You can also do this:

const fn split_len(bytes: &[u8]) -> usize {
    let mut len = 1;
    let mut i = 0;
    while i < bytes.len() {
        if bytes[i] == b' ' {
            len += 1;
        }
        i += 1;
    }
    len
}

const DATA: &[u8] = b"1 2 3 4 5";
const DATA_LEN: usize = split_len(DATA);
static DATA_INTS: [u64; DATA_LEN] = split_parse(DATA);

fn main() {
    println!("{:?}", DATA_INTS);
}

playground

6 Likes

That is very cool, thanks for sharing. Constant evaluation in Rust has become quite powerful in recent years. Though I'd really love to see the allocator apis becoming const, this would be really helpful IMO.

I might be misunderstanding what you meant, but I don't see how the allocator APIs could be used at compile time, since the heap does not exist until run time. Or do you mean that you would like to temporarily allocate something on the compiler's heap, for the purposes of a compile-time computation?

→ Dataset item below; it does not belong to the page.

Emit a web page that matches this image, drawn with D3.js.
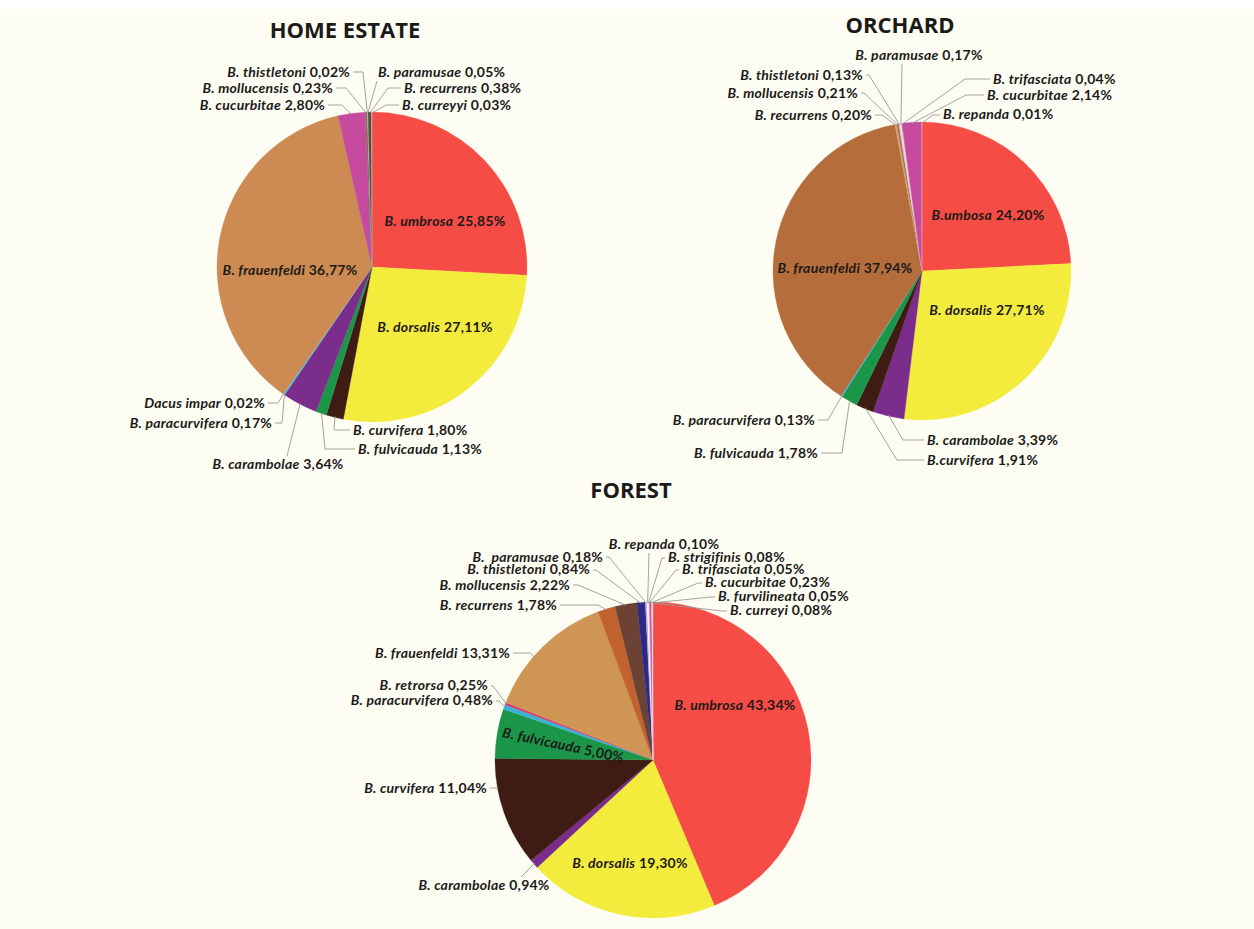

I don't think the proposal I linked above would use the compiler's heap technically. Instead, miri would create its own heap-like structure to allocate into. From the heap allocations in constants proposal:

Instead the miri-engine runs const eval specific code for producing an allocation that "counts as heap" during const eval, but if it ends up in the final constant, it becomes an unnamed static. If it is leaked without any leftover references to it, the value simply disappears after const eval is finished. If the value is deallocated, the call to dealloc in intercepted and the miri engine removes the allocation. Pointers to dead allocations will cause a const eval error if they end up in the final constant.